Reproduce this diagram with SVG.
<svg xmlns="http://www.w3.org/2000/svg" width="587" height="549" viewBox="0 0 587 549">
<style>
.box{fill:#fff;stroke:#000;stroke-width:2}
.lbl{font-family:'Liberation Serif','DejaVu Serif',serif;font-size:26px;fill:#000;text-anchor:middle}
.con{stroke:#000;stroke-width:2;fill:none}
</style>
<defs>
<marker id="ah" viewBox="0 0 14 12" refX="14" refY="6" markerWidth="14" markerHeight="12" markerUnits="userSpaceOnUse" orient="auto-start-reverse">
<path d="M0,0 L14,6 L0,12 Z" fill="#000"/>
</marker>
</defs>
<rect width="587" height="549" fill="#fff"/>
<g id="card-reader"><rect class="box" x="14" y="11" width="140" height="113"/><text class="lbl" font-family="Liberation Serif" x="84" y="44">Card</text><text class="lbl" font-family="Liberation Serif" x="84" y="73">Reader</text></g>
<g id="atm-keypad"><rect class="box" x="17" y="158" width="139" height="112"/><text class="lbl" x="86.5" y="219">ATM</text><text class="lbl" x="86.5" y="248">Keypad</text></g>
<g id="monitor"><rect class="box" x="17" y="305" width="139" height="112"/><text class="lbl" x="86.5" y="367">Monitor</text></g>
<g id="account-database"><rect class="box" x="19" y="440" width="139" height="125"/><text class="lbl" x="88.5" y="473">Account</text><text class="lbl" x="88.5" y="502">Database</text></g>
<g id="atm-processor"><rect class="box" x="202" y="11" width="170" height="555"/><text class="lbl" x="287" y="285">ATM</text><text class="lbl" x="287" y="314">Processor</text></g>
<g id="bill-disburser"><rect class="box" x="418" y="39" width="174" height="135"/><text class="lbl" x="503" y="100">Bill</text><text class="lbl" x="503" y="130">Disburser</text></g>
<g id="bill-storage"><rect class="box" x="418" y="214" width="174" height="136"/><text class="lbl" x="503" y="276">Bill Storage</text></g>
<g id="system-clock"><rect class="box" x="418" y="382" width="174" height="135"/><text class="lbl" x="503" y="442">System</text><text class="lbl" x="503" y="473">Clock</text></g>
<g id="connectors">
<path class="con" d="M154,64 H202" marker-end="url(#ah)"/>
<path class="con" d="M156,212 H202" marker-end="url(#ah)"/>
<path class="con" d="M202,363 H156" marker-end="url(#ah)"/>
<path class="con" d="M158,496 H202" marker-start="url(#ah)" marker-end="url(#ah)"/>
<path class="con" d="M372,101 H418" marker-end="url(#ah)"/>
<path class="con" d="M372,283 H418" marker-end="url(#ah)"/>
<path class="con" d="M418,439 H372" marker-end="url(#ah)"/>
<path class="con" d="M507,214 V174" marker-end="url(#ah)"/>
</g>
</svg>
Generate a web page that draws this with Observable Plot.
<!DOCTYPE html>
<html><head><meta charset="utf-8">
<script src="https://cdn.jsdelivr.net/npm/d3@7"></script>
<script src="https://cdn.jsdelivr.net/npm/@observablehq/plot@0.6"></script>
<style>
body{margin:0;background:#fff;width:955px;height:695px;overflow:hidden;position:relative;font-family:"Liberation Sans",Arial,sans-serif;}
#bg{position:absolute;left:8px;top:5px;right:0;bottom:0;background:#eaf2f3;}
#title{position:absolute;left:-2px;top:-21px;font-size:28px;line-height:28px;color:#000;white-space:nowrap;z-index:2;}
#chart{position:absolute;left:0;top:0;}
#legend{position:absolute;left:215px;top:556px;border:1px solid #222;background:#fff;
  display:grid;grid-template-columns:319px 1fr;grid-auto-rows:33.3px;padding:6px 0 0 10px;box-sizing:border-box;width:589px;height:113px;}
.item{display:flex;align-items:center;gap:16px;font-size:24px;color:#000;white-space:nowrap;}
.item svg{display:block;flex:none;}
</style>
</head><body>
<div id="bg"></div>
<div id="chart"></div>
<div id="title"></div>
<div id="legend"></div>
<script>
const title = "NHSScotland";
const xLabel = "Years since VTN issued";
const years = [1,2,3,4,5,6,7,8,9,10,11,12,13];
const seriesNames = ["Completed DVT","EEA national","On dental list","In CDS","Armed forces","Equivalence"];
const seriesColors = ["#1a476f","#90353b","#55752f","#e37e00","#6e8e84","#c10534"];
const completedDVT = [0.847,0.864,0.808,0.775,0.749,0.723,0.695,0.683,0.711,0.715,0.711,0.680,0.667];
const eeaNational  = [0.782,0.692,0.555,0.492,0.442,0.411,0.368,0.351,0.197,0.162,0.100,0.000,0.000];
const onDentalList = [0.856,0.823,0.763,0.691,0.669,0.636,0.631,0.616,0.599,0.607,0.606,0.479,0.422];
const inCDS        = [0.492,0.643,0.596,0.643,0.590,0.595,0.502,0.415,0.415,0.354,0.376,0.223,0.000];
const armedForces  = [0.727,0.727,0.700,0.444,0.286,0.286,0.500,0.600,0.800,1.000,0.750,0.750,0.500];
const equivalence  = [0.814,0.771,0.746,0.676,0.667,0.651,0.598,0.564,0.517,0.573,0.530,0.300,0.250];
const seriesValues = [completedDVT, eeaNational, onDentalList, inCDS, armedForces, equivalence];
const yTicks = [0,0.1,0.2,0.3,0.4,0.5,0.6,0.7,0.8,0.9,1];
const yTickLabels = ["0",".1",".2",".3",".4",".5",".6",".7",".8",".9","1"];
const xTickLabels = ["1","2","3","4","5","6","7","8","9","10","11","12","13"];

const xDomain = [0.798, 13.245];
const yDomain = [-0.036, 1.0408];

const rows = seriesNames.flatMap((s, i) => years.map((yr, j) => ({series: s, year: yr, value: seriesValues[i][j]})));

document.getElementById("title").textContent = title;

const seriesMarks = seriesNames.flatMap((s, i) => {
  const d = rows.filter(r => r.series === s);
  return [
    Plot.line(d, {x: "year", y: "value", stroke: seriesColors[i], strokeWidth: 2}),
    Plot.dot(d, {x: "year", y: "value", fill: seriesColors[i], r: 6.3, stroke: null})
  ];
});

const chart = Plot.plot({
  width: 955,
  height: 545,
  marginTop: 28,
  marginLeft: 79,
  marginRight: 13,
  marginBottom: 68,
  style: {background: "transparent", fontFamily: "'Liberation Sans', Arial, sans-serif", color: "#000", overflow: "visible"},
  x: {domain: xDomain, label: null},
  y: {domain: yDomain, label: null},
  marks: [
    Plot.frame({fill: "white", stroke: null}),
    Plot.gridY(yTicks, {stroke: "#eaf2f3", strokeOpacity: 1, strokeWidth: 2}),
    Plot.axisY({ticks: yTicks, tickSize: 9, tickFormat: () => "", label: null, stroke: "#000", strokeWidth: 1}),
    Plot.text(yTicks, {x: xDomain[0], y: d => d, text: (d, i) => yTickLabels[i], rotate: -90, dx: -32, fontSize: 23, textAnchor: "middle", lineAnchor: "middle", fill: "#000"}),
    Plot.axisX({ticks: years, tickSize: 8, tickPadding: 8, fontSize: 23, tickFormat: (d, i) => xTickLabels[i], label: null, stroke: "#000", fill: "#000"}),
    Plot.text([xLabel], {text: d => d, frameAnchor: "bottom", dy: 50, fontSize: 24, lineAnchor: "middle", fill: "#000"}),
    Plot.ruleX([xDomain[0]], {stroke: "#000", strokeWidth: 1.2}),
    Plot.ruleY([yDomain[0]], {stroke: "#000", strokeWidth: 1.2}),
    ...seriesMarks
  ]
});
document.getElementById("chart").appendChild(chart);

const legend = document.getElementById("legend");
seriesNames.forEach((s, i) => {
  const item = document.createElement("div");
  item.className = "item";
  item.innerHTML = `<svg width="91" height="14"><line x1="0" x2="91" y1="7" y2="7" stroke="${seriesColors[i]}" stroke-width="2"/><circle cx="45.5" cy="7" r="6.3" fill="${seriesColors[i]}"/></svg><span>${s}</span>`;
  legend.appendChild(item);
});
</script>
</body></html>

============

• **Objective**:
Copy each line of the listing that holds the word "this".

• **The completed task**:
Reproduce this diagram with SVG.
Generate a web page that draws this with Observable Plot.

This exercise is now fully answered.